Cuzco, Peru, is the town that Machu Picchu built, a home base for the site’s hundreds of thousands of yearly visitors (and counting). Now the city is booming, bringing together past glories and future possibilities to create a kind of modern Incan marvel all its own.

From Travel+Leisure March 2015. Photographs by Jesse Chehak.

By Andrew McCarthy

The old woman elbows me in the ribs, hard. She is small, Peruvian, her face heavily creased. Black hair hangs in a braid to the middle of her back. She is without a hat. When I meet her dark eyes she nods in the direction of something over my shoulder. I swing around and see mist, rays of sun, clouds, glistening rain, a rainbow, all mingling, dispersing, re-forming, vanishing, and reconstituting again while racing before the nearly sheer, deep-green mountain face across the valley. I turn back to the woman and we both smile. She has far fewer teeth than I. We sit together on the bench and watch the singular, eternally repeated, show—I don’t know for how long.

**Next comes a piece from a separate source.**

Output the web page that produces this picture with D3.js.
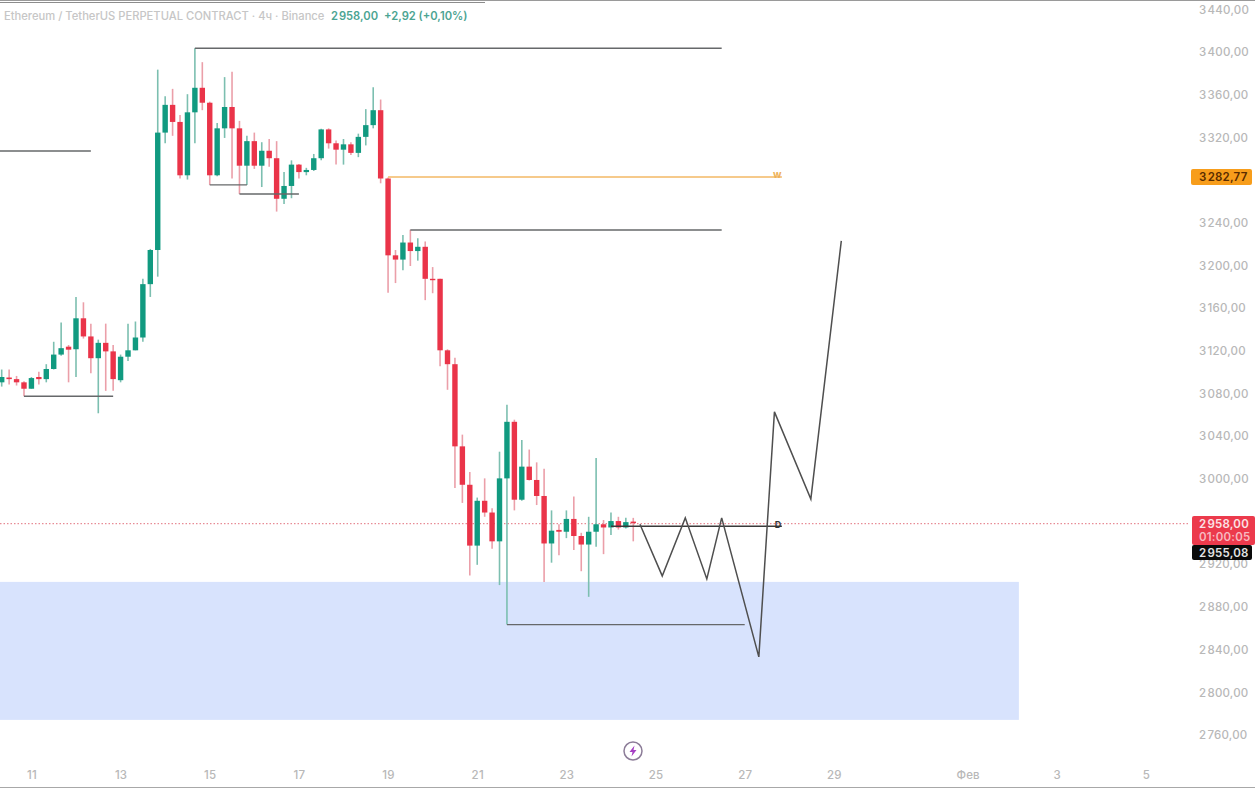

I hadn’t even planned to be at Machu Picchu again. I had experienced the mountaintop Shangri-la with the mysterious past nearly 20 years earlier. I watched dawn break from the Temple of the Sun, I hiked up Huayna Picchu, I sneaked into the ancient citadel at night. I had what I came to understand was a typically memorable experience. And like nearly every foreigner who comes to Machu Picchu, I based myself in the city of Cuzco, almost 75 miles down the Sacred Valley. I had expected to be—and was—awed by Machu Picchu, but Cuzco caught me off guard. Peru at that time was emerging from a long period of insulation: the communists of the Shining Path were still holding out in the mountains around Ayacucho and tourism was not the national engine it has since become. But despite being a sleepy city, Cuzco felt young, vital. I had always wanted to return.

The longest-continuously-inhabited city in South America, Cuzco sits more than 11,000 feet above sea level, high in the Andes. It was the center of the vast Inca Empire in the 15th and early 16th centuries. The arrival of conquistadors, in 1533, changed all that. The Spanish quickly laid siege to the city’s riches, squatted there briefly, then moved on to the coast and the newly formed colonial capital of Lima.

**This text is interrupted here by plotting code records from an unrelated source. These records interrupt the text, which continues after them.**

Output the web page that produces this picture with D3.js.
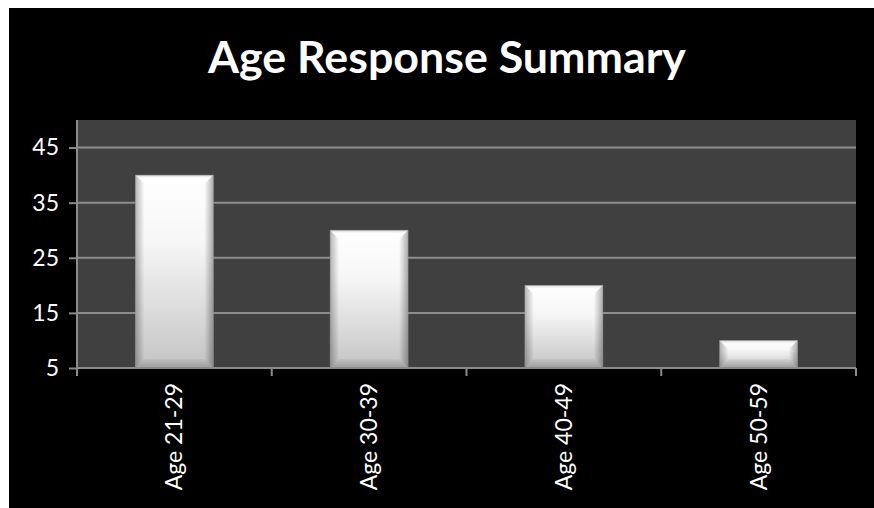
<!DOCTYPE html>
<html><head><meta charset="utf-8">
<script src="https://cdn.jsdelivr.net/npm/d3@7/dist/d3.min.js"></script>
<style>html,body{margin:0;padding:0;background:#fff;}svg{display:block;}</style>
</head><body>
<script>
const categories = ["Age 21-29", "Age 30-39", "Age 40-49", "Age 50-59"];
const values = [40, 30, 20, 10];
const yTicks = [5, 15, 25, 35, 45];
const title = "Age Response Summary";

const W = 874, H = 508;
const svg = d3.select("body").append("svg").attr("width", W).attr("height", H);
const defs = svg.append("defs");

// backgrounds
svg.append("rect").attr("x", 0).attr("y", 0).attr("width", W).attr("height", H).attr("fill", "#fff");
svg.append("rect").attr("x", 9).attr("y", 8).attr("width", W - 9).attr("height", H - 8).attr("fill", "#000");

const m = {left: 77, right: 856, top: 120, bottom: 368};
const x = d3.scaleBand().domain(categories).range([m.left, m.right]).paddingInner(0.6).paddingOuter(0.3);
const band = d3.scaleBand().domain(categories).range([m.left, m.right]).padding(0);
const y = d3.scaleLinear().domain([5, 50]).range([m.bottom, m.top]);

// plot area
svg.append("rect").attr("x", m.left).attr("y", m.top).attr("width", m.right - m.left).attr("height", m.bottom - m.top).attr("fill", "#404040");

const gridColor = "#8c8c8c";
// gridlines
svg.append("g").selectAll("line").data(yTicks.filter(d => d !== 5)).join("line")
  .attr("x1", m.left).attr("x2", m.right)
  .attr("y1", d => y(d)).attr("y2", d => y(d))
  .attr("stroke", gridColor).attr("stroke-width", 2);

// gradients
const gv = defs.append("linearGradient").attr("id", "gv").attr("x1", 0).attr("y1", 0).attr("x2", 0).attr("y2", 1);
gv.append("stop").attr("offset", 0).attr("stop-color", "#ffffff");
gv.append("stop").attr("offset", 0.35).attr("stop-color", "#f6f6f6");
gv.append("stop").attr("offset", 1).attr("stop-color", "#c4c4c4");
const gl = defs.append("linearGradient").attr("id", "gl").attr("x1", 0).attr("y1", 0).attr("x2", 1).attr("y2", 0);
gl.append("stop").attr("offset", 0).attr("stop-color", "#000").attr("stop-opacity", 0.28);
gl.append("stop").attr("offset", 1).attr("stop-color", "#000").attr("stop-opacity", 0);
const gr = defs.append("linearGradient").attr("id", "gr").attr("x1", 1).attr("y1", 0).attr("x2", 0).attr("y2", 0);
gr.append("stop").attr("offset", 0).attr("stop-color", "#000").attr("stop-opacity", 0.32);
gr.append("stop").attr("offset", 1).attr("stop-color", "#000").attr("stop-opacity", 0);
const gb = defs.append("linearGradient").attr("id", "gb").attr("x1", 0).attr("y1", 1).attr("x2", 0).attr("y2", 0);
gb.append("stop").attr("offset", 0).attr("stop-color", "#000").attr("stop-opacity", 0.2);
gb.append("stop").attr("offset", 1).attr("stop-color", "#000").attr("stop-opacity", 0.04);
const gt = defs.append("linearGradient").attr("id", "gt").attr("x1", 0).attr("y1", 0).attr("x2", 0).attr("y2", 1);
gt.append("stop").attr("offset", 0).attr("stop-color", "#000").attr("stop-opacity", 0.15);
gt.append("stop").attr("offset", 1).attr("stop-color", "#000").attr("stop-opacity", 0);

const bars = svg.append("g").selectAll("g").data(categories).join("g");
const bev = 9;
bars.each(function(c, i) {
  const g = d3.select(this);
  const x0 = x(c), w = x.bandwidth(), y0 = y(values[i]), y1 = y(5), h = y1 - y0;
  g.append("rect").attr("x", x0).attr("y", y0).attr("width", w).attr("height", h).attr("fill", "url(#gv)");
  // top bevel
  g.append("path").attr("d", `M${x0},${y0}L${x0 + w},${y0}L${x0 + w - 3},${y0 + 3}L${x0 + 3},${y0 + 3}Z`).attr("fill", "url(#gt)");
  // left bevel
  g.append("path").attr("d", `M${x0},${y0}L${x0 + bev},${y0 + bev}L${x0 + bev},${y1 - bev}L${x0},${y1}Z`).attr("fill", "url(#gl)");
  // right bevel
  g.append("path").attr("d", `M${x0 + w},${y0}L${x0 + w - bev},${y0 + bev}L${x0 + w - bev},${y1 - bev}L${x0 + w},${y1}Z`).attr("fill", "url(#gr)");
  // bottom bevel
  g.append("path").attr("d", `M${x0},${y1}L${x0 + bev},${y1 - bev}L${x0 + w - bev},${y1 - bev}L${x0 + w},${y1}Z`).attr("fill", "url(#gb)");
  g.append("rect").attr("x", x0).attr("y", y0).attr("width", w).attr("height", h).attr("fill", "none").attr("stroke", "#9a9a9a").attr("stroke-width", 0.8).attr("stroke-opacity", 0.6);
});

// y axis
const yAxis = svg.append("g").attr("transform", `translate(${m.left},0)`)
  .call(d3.axisLeft(y).tickValues(yTicks).tickSize(8).tickPadding(10).tickFormat(d3.format("d")));
yAxis.select(".domain").attr("stroke", gridColor).attr("stroke-width", 2).attr("d", `M0,${m.top}V${m.bottom + 8}`);
yAxis.selectAll(".tick line").attr("stroke", gridColor).attr("stroke-width", 2);
yAxis.selectAll("text").attr("fill", "#fff").style("font-family", "Lato, 'Open Sans', sans-serif").style("font-size", "23px");

// x axis
const xAxis = svg.append("g").attr("transform", `translate(0,${m.bottom})`)
  .call(d3.axisBottom(band).tickSize(0).tickPadding(0));
xAxis.select(".domain").attr("stroke", gridColor).attr("stroke-width", 2).attr("d", `M${m.left},0H${m.right}`);
// boundary ticks
xAxis.append("g").selectAll("line").data(d3.range(categories.length + 1)).join("line")
  .attr("x1", i => m.left + i * band.bandwidth()).attr("x2", i => m.left + i * band.bandwidth())
  .attr("y1", 0).attr("y2", 8).attr("stroke", gridColor).attr("stroke-width", 2);
xAxis.selectAll(".tick text")
  .attr("fill", "#fff").attr("text-anchor", "end").attr("dy", "0.35em")
  .attr("transform", "translate(0,15) rotate(-90)")
  .style("font-family", "Lato, 'Open Sans', sans-serif").style("font-size", "23px");

// title
const t = svg.append("text").attr("x", 447).attr("y", 73).attr("text-anchor", "middle")
  .attr("fill", "#fff").style("font-family", "Lato, 'Open Sans', sans-serif").style("font-weight", "bold").style("font-size", "40px")
  .text(title);
const tw = t.node().getComputedTextLength();
t.style("font-size", (40 * 478 / tw) + "px");
</script>
</body></html>
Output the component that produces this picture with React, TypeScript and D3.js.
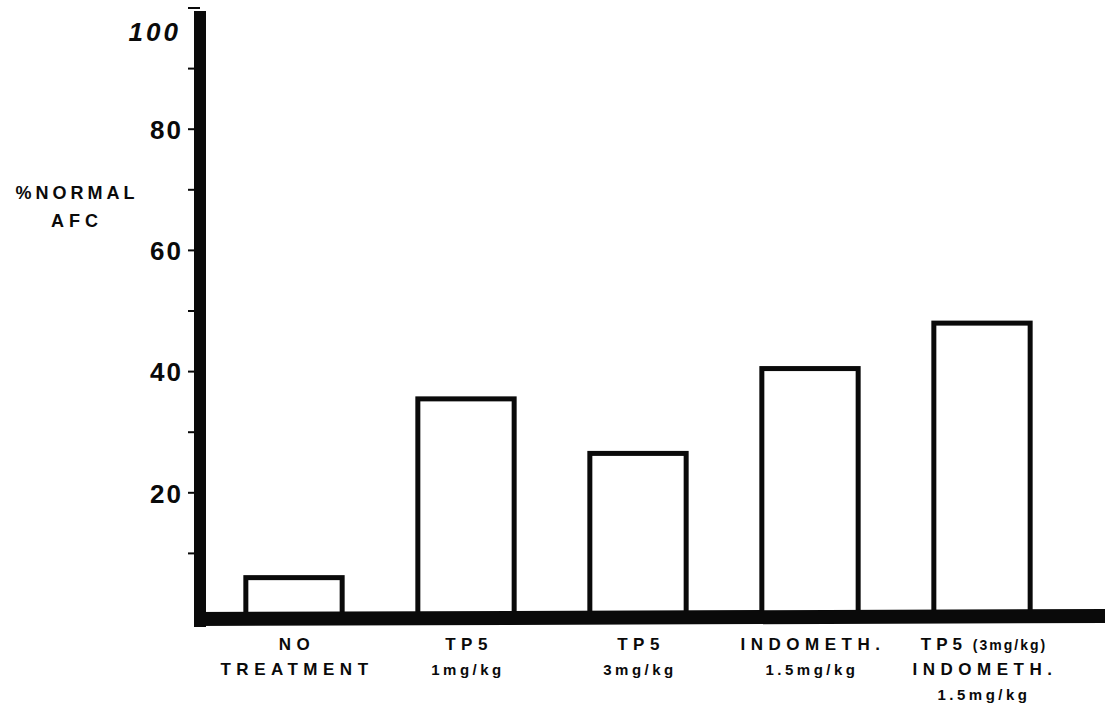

Walking the cobblestoned streets today, the past pushes itself up into the present, asserting its contemporary relevance. In building after building, intricate and subtle Incan stonework visibly supports more-recent colonial structures. Cuzco is not unique in building upon its distinct cultural phases (think of Seville’s wedding of Catholic and Moorish influences), but this melding of ancient Incan and colonial architecture helps give Cuzco an air of mysterious and living antiquity.

The Plaza de Armas was, and still is, the center of life. Colonial arcades frame the landscaped square, surrounded by the sprawling cathedral and its neighboring churches—all built on Incan foundations. Red-and-white Peruvian flags fly beside rainbow-colored banners of Tahuantinsuyo (the Inca Empire). Two decades ago I noted that the Cusqueños took pride in the glory of their Inca heritage—in the intervening years they have learned to market and exploit it.

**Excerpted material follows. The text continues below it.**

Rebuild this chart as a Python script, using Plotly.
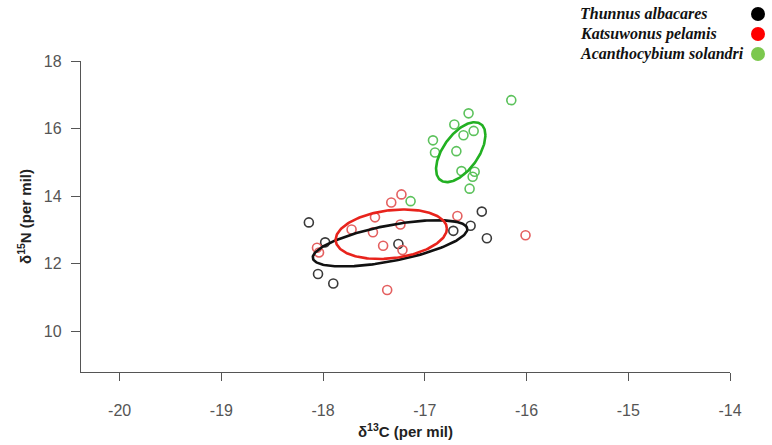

When I was here the first time, a few storefronts on the fringes of the plaza offered white-water rafting trips or occasional excursions to the Amazon basin. Now, it is difficult to walk far without being handed a flyer for an “exclusive” tour of the Sacred Valley, or receiving an offer for a massage, or a proposition to get my photo taken with a woman in traditional dress beside a snow-white llama. Five-star hotels converted from monasteries and convents— including the elegant Belmond Palacio Nazarenas, where I’m staying—are now easy to find. There are very few traffic lights, and cars often choke the streets.

“We are a city of 500,000, and growing fast—maybe too fast for my liking,” Cuzco native Carlos Unda Cano tells me. Unda Cano, an affable outdoorsman, is a professor at the Andean University of Cuzco, but like so many here, he also works in the tourist trade, specializing in eco-tours and biking adventures. “When I was a kid, if we saw a blond person we would stop and point. Only alpaca had blue eyes. Now….” He shrugs. “Seventy percent of the people here are directly or indirectly involved in tourism. In the last ten years, high-end tourism has exploded.”

While the top of the market has skyrocketed, most residents of Cuzco live much closer to the ground. Down on Calle Mantas, under yellow streetlamps where the scent of eucalyptus mixes with the smoke of wood-stoked fires, a typical scene plays out. A grouchy woman is working late, adding a savory smell to the night. I buy a bag of her freshly popped corn, then feel someone shadowing me down the street. When I turn, the small boy behind me stops. Our eyes meet. I reach the bag out toward him. Without delay he accepts his prize and is gone into the night.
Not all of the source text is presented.